For the listing below, give the count of lines containing the string "Generate" and nothing else.

* * * * *

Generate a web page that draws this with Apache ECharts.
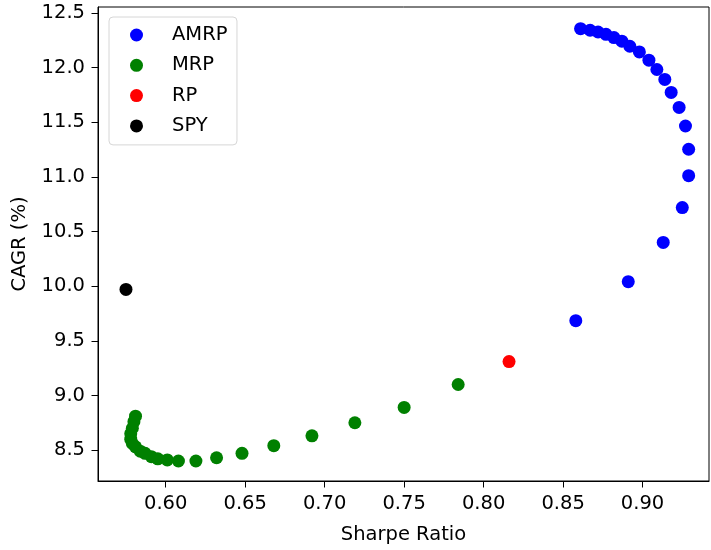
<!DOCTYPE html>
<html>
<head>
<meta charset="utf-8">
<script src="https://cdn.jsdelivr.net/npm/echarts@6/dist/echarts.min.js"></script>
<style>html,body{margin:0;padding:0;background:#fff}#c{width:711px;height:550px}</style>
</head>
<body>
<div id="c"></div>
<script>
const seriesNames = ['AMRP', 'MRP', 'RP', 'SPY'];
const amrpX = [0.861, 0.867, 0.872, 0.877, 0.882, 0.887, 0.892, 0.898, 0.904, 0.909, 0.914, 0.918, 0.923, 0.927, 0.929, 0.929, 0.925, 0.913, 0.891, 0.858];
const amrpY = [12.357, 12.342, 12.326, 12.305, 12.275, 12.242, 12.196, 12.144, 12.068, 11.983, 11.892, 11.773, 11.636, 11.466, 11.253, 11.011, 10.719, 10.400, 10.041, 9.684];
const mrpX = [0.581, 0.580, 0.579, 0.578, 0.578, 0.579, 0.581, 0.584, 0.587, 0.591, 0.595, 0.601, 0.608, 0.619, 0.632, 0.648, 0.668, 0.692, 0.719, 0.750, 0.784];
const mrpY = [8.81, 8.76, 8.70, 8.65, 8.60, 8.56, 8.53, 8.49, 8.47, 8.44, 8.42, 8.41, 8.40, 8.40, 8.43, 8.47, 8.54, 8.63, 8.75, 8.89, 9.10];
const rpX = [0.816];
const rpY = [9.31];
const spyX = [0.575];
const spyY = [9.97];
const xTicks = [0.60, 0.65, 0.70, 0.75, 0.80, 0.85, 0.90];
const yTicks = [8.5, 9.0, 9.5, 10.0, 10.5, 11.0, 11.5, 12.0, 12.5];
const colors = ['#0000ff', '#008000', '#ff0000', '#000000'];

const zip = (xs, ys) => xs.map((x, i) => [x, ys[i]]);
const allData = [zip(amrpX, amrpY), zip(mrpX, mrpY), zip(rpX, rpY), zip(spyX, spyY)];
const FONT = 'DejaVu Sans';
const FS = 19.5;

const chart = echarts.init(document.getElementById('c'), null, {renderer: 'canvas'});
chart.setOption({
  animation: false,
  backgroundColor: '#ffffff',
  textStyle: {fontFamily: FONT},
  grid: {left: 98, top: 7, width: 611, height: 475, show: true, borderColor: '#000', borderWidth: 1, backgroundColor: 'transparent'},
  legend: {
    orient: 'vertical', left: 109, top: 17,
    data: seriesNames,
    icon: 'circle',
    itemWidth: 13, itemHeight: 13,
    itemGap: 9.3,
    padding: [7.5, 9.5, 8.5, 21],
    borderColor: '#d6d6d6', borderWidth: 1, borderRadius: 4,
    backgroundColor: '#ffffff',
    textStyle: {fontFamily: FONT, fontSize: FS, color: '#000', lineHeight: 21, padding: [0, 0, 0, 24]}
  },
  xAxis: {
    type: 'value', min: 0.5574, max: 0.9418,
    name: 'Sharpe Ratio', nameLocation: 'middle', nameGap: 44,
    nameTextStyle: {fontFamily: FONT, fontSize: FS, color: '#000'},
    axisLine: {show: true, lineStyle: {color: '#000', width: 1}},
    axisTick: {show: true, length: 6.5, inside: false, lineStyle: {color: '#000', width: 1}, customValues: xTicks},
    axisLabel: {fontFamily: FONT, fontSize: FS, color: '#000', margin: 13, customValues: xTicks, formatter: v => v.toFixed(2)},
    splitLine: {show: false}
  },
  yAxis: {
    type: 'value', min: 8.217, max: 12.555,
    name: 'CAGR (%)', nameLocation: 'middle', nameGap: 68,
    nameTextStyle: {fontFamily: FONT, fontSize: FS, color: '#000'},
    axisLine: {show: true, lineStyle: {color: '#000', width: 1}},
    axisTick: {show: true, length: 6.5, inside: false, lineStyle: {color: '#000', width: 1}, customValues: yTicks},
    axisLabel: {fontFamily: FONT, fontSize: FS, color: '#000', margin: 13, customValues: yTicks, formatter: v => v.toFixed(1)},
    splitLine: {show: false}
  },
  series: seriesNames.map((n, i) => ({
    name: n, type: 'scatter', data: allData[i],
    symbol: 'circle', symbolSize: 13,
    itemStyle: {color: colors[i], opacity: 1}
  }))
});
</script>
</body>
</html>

* * * * *

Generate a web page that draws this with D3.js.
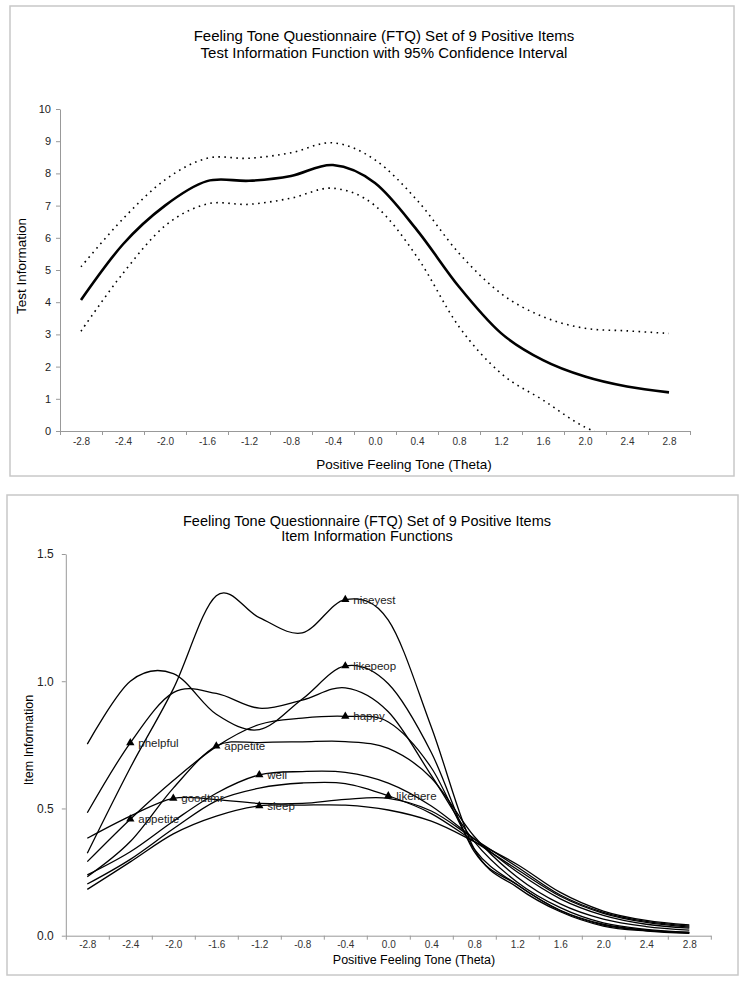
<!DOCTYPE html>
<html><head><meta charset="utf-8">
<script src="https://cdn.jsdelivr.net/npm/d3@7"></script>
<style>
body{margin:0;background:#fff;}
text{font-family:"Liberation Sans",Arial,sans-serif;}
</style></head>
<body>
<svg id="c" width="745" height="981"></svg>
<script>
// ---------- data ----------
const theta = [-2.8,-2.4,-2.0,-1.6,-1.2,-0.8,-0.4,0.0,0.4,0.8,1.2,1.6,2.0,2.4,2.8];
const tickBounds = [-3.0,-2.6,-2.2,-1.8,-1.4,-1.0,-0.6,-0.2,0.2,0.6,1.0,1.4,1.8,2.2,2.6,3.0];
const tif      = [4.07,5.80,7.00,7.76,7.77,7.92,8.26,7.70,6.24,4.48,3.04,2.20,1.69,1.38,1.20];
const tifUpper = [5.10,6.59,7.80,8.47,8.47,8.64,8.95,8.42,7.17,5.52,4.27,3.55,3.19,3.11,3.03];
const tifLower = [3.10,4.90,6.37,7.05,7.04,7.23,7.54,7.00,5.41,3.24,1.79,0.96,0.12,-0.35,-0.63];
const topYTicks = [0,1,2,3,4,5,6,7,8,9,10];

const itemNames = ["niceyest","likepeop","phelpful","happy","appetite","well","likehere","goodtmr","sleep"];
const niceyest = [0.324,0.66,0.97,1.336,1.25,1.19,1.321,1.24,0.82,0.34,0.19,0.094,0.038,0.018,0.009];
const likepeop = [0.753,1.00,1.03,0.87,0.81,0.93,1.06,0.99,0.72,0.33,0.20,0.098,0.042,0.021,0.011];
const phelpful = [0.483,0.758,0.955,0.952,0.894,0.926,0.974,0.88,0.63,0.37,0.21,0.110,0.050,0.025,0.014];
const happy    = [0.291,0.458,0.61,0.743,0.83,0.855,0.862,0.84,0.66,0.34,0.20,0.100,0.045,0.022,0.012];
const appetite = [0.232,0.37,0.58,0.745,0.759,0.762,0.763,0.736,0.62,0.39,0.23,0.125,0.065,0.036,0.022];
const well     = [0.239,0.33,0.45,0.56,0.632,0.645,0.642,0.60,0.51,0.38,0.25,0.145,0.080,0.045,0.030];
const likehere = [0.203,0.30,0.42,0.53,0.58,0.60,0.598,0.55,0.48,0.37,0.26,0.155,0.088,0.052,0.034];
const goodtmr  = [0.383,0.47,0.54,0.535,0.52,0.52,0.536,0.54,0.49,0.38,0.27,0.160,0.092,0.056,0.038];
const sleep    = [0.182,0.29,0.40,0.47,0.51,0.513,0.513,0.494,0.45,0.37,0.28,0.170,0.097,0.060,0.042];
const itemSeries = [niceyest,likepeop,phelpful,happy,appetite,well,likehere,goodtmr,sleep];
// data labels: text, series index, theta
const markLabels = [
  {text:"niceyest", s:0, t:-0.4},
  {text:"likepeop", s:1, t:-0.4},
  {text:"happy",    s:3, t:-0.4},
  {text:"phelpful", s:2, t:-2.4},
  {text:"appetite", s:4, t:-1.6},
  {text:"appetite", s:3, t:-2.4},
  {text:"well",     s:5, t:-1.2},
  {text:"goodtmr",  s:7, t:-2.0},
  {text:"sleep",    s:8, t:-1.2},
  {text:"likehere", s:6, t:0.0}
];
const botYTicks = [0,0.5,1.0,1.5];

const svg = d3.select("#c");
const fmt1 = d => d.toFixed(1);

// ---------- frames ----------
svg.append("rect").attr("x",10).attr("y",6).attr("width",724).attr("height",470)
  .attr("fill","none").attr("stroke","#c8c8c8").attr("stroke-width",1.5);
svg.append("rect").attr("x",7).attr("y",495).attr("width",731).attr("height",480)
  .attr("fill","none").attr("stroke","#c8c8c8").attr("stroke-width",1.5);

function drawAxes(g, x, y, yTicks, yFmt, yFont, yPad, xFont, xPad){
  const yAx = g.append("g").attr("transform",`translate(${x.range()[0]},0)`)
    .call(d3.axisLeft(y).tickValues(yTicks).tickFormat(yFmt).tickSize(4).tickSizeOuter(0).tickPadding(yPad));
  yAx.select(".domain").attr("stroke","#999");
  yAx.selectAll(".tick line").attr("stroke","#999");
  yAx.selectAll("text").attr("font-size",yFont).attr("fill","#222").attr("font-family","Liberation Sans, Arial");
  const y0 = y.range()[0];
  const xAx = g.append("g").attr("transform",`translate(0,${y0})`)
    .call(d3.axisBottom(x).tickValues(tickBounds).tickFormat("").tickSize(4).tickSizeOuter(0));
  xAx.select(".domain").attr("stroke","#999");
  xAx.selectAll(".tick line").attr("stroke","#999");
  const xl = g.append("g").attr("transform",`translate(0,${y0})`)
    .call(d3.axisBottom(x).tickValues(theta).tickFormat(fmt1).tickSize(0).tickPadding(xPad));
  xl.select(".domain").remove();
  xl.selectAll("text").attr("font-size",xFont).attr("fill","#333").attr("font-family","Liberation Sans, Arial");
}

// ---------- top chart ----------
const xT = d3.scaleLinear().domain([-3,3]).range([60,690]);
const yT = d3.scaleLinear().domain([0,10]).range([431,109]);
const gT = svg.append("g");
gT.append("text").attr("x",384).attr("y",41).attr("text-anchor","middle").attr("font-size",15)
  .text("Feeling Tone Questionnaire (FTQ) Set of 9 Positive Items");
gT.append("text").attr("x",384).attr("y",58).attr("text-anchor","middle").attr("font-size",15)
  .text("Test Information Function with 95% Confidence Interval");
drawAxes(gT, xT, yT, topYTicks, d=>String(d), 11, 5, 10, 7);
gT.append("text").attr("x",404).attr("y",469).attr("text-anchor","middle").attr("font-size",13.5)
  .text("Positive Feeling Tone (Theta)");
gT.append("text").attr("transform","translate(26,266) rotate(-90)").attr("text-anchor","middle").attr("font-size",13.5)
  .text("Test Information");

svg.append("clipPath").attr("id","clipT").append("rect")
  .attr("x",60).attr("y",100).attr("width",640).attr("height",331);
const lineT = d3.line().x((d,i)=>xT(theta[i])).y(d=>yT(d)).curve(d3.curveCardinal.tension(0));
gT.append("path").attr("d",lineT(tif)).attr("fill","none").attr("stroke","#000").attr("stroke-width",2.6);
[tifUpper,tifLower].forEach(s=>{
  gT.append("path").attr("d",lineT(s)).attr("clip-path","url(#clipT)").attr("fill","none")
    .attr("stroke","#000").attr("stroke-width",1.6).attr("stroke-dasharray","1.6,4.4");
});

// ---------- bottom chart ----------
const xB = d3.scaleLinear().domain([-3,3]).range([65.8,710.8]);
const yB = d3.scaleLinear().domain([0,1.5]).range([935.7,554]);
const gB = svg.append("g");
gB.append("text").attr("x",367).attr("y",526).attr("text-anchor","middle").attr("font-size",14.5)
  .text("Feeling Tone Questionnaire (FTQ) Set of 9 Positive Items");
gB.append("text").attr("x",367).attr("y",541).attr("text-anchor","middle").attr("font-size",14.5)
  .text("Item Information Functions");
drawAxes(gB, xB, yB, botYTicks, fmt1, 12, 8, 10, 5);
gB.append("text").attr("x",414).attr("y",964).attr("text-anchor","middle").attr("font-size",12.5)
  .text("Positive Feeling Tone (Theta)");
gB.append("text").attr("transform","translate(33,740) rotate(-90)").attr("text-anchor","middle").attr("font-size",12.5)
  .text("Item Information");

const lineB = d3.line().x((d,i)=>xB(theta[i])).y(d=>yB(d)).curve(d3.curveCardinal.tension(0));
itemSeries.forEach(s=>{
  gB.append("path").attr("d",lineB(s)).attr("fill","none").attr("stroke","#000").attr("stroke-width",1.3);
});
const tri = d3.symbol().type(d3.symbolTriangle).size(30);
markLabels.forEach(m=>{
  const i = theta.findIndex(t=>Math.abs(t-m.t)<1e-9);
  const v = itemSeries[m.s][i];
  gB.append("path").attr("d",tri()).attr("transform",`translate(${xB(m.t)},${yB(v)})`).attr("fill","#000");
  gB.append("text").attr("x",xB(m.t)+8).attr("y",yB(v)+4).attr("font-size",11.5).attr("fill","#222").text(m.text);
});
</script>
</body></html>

* * * * *

» Full output
2